An Argument for Nonprofit Bonds and Loans, Plus More: Monday’s Roundup
March 8, 2010 | Read Time: 1 minute
- Foundations and philanthropists should be encouraged to make loans to charities, back nonprofit bonds, and use other financial tools outside of traditional philanthropy, writes Alexander Friedman, who recently stepped down as chief financial officer of the Bill & Melinda Gates Foundation. In an opinion article in The Financial Times, he says governments should provide tax incentives to get more people and institutions involved in so-called social investing.
- The idea proposed by some British politicians that government support for the arts could be supplanted by American-style philanthropy is wrong headed, writes Charlotte Higgins, chief arts writer for The Guardian. “I can think of no one in the arts who thinks fundraising from private sources is a bad idea,” she writes. “But the U.S. has a philanthropic tradition, embedded in its culture. We do not; nor can it be created in the span of a parliament.”

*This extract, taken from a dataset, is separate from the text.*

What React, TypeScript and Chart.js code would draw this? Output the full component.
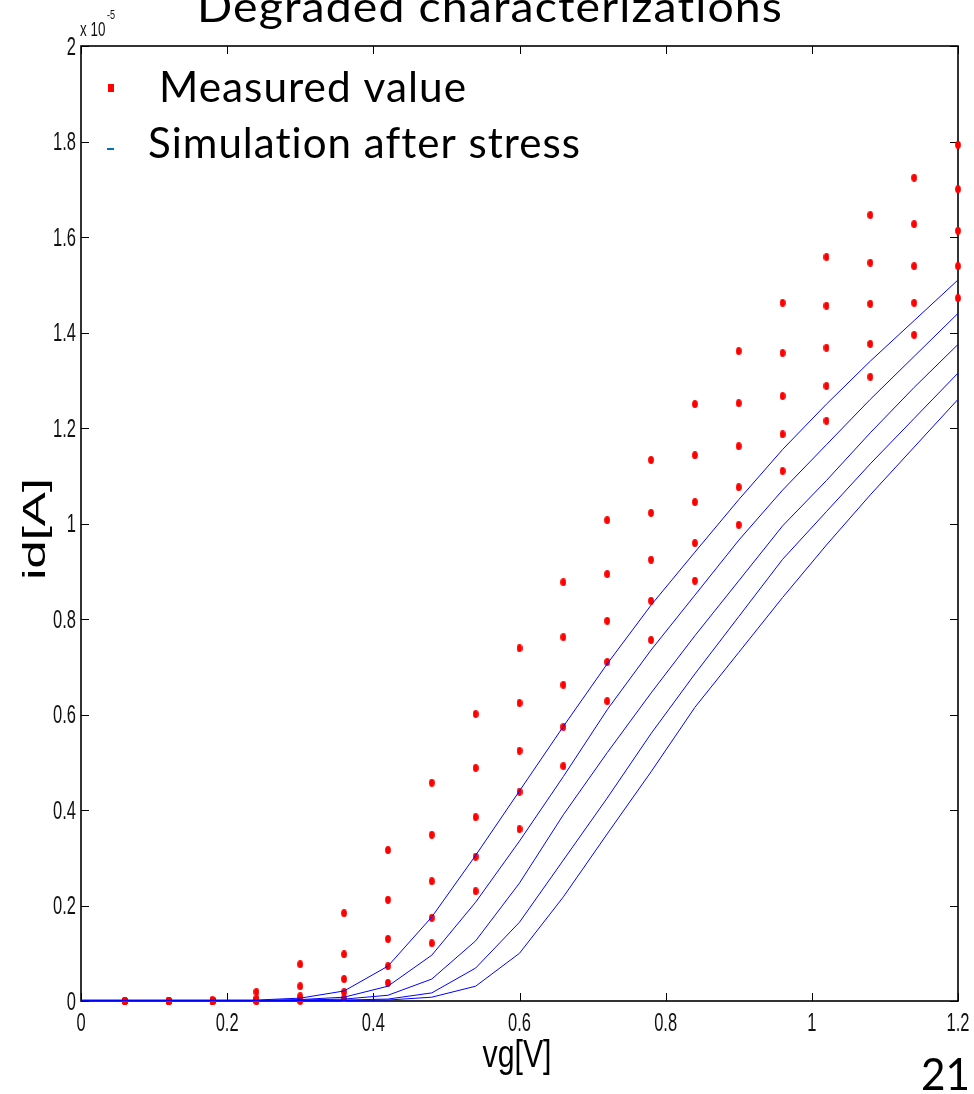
import React, { useEffect, useRef } from "react";
import { Chart, registerables } from "chart.js";

Chart.register(...registerables);

// ---- data (values in units of 1e-5 A) ----
const xMeasured = [0.06, 0.12, 0.18, 0.24, 0.3, 0.36, 0.42, 0.48, 0.54, 0.6, 0.66, 0.72, 0.78, 0.84, 0.9, 0.96, 1.02, 1.08, 1.14, 1.2];
const measured1 = [0, 0, 0.002, 0.019, 0.077, 0.184, 0.316, 0.457, 0.601, 0.739, 0.877, 1.007, 1.133, 1.25, 1.361, 1.462, 1.558, 1.646, 1.724, 1.793];
const measured2 = [0, 0, 0.001, 0.005, 0.031, 0.098, 0.212, 0.348, 0.488, 0.624, 0.762, 0.894, 1.022, 1.143, 1.252, 1.357, 1.456, 1.546, 1.627, 1.7];
const measured3 = [0, 0, 0, 0.002, 0.01, 0.046, 0.13, 0.251, 0.385, 0.524, 0.662, 0.796, 0.924, 1.045, 1.162, 1.267, 1.368, 1.46, 1.539, 1.613];
const measured4 = [0, 0, 0, 0.001, 0.002, 0.019, 0.073, 0.174, 0.302, 0.438, 0.574, 0.71, 0.838, 0.959, 1.076, 1.187, 1.288, 1.376, 1.462, 1.539];
const measured5 = [0, 0, 0, 0, 0, 0.006, 0.038, 0.121, 0.23, 0.36, 0.492, 0.628, 0.756, 0.88, 0.997, 1.11, 1.215, 1.307, 1.395, 1.472];

const xSim = [0, 0.06, 0.12, 0.18, 0.24, 0.3, 0.36, 0.42, 0.48, 0.54, 0.6, 0.66, 0.72, 0.78, 0.84, 0.9, 0.96, 1.02, 1.08, 1.14, 1.2];
const sim1 = [0.002, 0.002, 0.002, 0.002, 0.002, 0.006, 0.021, 0.073, 0.176, 0.305, 0.44, 0.575, 0.706, 0.829, 0.94, 1.05, 1.155, 1.25, 1.34, 1.425, 1.51];
const sim2 = [0.001, 0.001, 0.001, 0.001, 0.001, 0.003, 0.008, 0.031, 0.096, 0.207, 0.335, 0.47, 0.61, 0.735, 0.85, 0.965, 1.07, 1.165, 1.26, 1.35, 1.44];
const sim3 = [0.001, 0.001, 0.001, 0.001, 0.001, 0.002, 0.004, 0.012, 0.046, 0.126, 0.247, 0.39, 0.52, 0.645, 0.765, 0.88, 0.995, 1.09, 1.19, 1.285, 1.375];
const sim4 = [0.001, 0.001, 0.001, 0.001, 0.001, 0.001, 0.002, 0.004, 0.017, 0.069, 0.165, 0.295, 0.425, 0.56, 0.685, 0.805, 0.925, 1.025, 1.125, 1.22, 1.315];
const sim5 = [0.001, 0.001, 0.001, 0.001, 0.001, 0.001, 0.001, 0.002, 0.008, 0.031, 0.1, 0.218, 0.35, 0.48, 0.615, 0.73, 0.845, 0.955, 1.06, 1.16, 1.26];

const xTicks = [0, 0.2, 0.4, 0.6, 0.8, 1, 1.2];
const xTickLabels = ["0", "0.2", "0.4", "0.6", "0.8", "1", "1.2"];
const yTicks = [0, 0.2, 0.4, 0.6, 0.8, 1, 1.2, 1.4, 1.6, 1.8, 2];
const yTickLabels = ["0", "0.2", "0.4", "0.6", "0.8", "1", "1.2", "1.4", "1.6", "1.8", "2"];

const titleText = "Degraded characterizations";
const legendMeasured = "Measured value";
const legendSim = "Simulation after stress";
const xTitle = "vg[V]";
const yTitle = "id[A]";
const pageNumber = "21";

const measuredSeries = [measured1, measured2, measured3, measured4, measured5];
const simSeries = [sim1, sim2, sim3, sim4, sim5];

const SANS = '"Liberation Sans", Arial, sans-serif';
const HUMAN = 'Lato, "Open Sans", sans-serif';

function makeDot(): HTMLCanvasElement {
  const c = document.createElement("canvas");
  c.width = 6;
  c.height = 8;
  const g = c.getContext("2d")!;
  g.fillStyle = "#ff0000";
  g.beginPath();
  g.ellipse(3, 4, 2.9, 3.9, 0, 0, Math.PI * 2);
  g.fill();
  return c;
}

function fitText(ctx: any, text: string, x: number, y: number, w: number, font: string, align: string, spacing = "0px") {
  ctx.save();
  ctx.font = font;
  ctx.letterSpacing = spacing;
  const m = ctx.measureText(text).width;
  const s = w / m;
  ctx.translate(x, y);
  ctx.scale(s, 1);
  ctx.textAlign = "left";
  ctx.textBaseline = "alphabetic";
  const off = align === "center" ? -m / 2 : align === "right" ? -m : 0;
  ctx.fillText(text, off, 0);
  ctx.restore();
}

function narrowText(ctx: any, text: string, x: number, y: number, size: number, sx: number, align: string) {
  ctx.save();
  ctx.font = `${size}px ${SANS}`;
  const m = ctx.measureText(text).width;
  ctx.translate(x, y);
  ctx.scale(sx, 1);
  ctx.textAlign = "left";
  ctx.textBaseline = "alphabetic";
  const off = align === "center" ? -m / 2 : align === "right" ? -m : 0;
  ctx.fillText(text, off, 0);
  ctx.restore();
}

const framePlugin = {
  id: "matlabFrame",
  beforeDatasetsDraw(chart: any) {
    const { ctx, chartArea } = chart;
    const xs = chart.scales.x;
    const ys = chart.scales.y;
    const { left, right, top, bottom } = chartArea;
    ctx.save();
    ctx.strokeStyle = "#000";
    ctx.lineWidth = 1.6;
    ctx.strokeRect(left, top, right - left, bottom - top);
    ctx.lineWidth = 1;
    const tl = 8;
    ctx.beginPath();
    xTicks.forEach((v) => {
      const px = Math.round(xs.getPixelForValue(v)) + 0.5;
      ctx.moveTo(px, bottom);
      ctx.lineTo(px, bottom - tl);
      ctx.moveTo(px, top);
      ctx.lineTo(px, top + tl);
    });
    yTicks.forEach((v) => {
      const py = Math.round(ys.getPixelForValue(v)) + 0.5;
      ctx.moveTo(left, py);
      ctx.lineTo(left + tl, py);
      ctx.moveTo(right, py);
      ctx.lineTo(right - tl, py);
    });
    ctx.stroke();
    ctx.restore();
  },
  afterDraw(chart: any) {
    const { ctx, chartArea } = chart;
    const xs = chart.scales.x;
    const ys = chart.scales.y;
    ctx.save();
    ctx.fillStyle = "#111";
    xTicks.forEach((v, i) => {
      narrowText(ctx, xTickLabels[i], xs.getPixelForValue(v), chartArea.bottom + 30, 25, 0.66, "center");
    });
    yTicks.forEach((v, i) => {
      narrowText(ctx, yTickLabels[i], chartArea.left - 5, ys.getPixelForValue(v) + 8.5, 25, 0.66, "right");
    });
    narrowText(ctx, "x 10", 80, 36, 20, 0.67, "left");
    narrowText(ctx, "-5", 107, 19, 13, 0.7, "left");
    ctx.fillStyle = "#000";
    fitText(ctx, titleText, 197, 22, 586, `42px ${HUMAN}`, "left", "1px");
    ctx.fillStyle = "#ff0000";
    ctx.fillRect(108, 84, 6, 8);
    ctx.fillStyle = "#0070c0";
    ctx.fillRect(107, 148, 7, 2);
    ctx.fillStyle = "#000";
    fitText(ctx, legendMeasured, 159, 102, 308, `42px ${HUMAN}`, "left", "1px");
    fitText(ctx, legendSim, 148, 158, 433, `42px ${HUMAN}`, "left", "1px");
    fitText(ctx, xTitle, 517, 1067, 69, `39px ${SANS}`, "center");
    ctx.save();
    ctx.translate(45, 529);
    ctx.rotate(-Math.PI / 2);
    fitText(ctx, yTitle, 0, 0, 102, `31px ${SANS}`, "center");
    ctx.restore();
    fitText(ctx, pageNumber, 921, 1090, 49, `45px ${HUMAN}`, "left");
    ctx.restore();
  },
};

export default function App() {
  const ref = useRef<HTMLCanvasElement>(null);
  useEffect(() => {
    if (!ref.current) return;
    const dot = makeDot();
    const datasets: any[] = [];
    simSeries.forEach((s, k) => {
      datasets.push({
        label: "Simulation " + (k + 1),
        data: xSim.map((x, i) => ({ x, y: s[i] })),
        showLine: true,
        borderColor: "#0000ff",
        borderWidth: 1,
        pointRadius: 0,
        tension: 0,
        clip: false,
      });
    });
    measuredSeries.forEach((s, k) => {
      datasets.push({
        label: "Measured " + (k + 1),
        data: xMeasured.map((x, i) => ({ x, y: s[i] })),
        showLine: false,
        pointStyle: dot,
        pointRadius: 3,
        backgroundColor: "#ff0000",
        borderColor: "#ff0000",
        clip: false,
      });
    });
    const chart = new Chart(ref.current, {
      type: "scatter",
      data: { datasets },
      options: {
        responsive: false,
        animation: false,
        devicePixelRatio: 1,
        layout: { padding: { left: 81, top: 46, right: 16, bottom: 93 } },
        scales: {
          x: { type: "linear", min: 0, max: 1.2, display: false },
          y: { type: "linear", min: 0, max: 2, display: false },
        },
        plugins: { legend: { display: false }, tooltip: { enabled: false } },
      },
      plugins: [framePlugin],
    } as any);
    return () => chart.destroy();
  }, []);
  return (
    <div style={{ position: "absolute", left: 0, top: 0, width: 974, height: 1094, background: "#fff" }}>
      <canvas ref={ref} width={974} height={1094} style={{ display: "block" }} />
    </div>
  );
}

- Sean Stannard-Stockton, a Chronicle contributor and a donor adviser, writes on his blog Tactical Philanthropy about another donor adviser’s guilt over giving a donation to an animal charity to please his daughter even though he’d previously suggested the group received too much money compared to other causes. Mr. Stannard-Stockton calls this sentiment the “neo-guilt of the non-optimized social investor” and says that social investors can take analytical thinking too far.
- Drawing inspiration from last night’s Academy Awards, William Easterly, a professor of economics at New York University, says Oscars often fulfill “Hollywood’s hypocritical self-fantasy” about what it thinks films should be about, a mind-set that international aid efforts also face. On his blog, Mr. Easterly argues that aid work and filmmakers should focus on what they are good at, not what they think they should do to please others.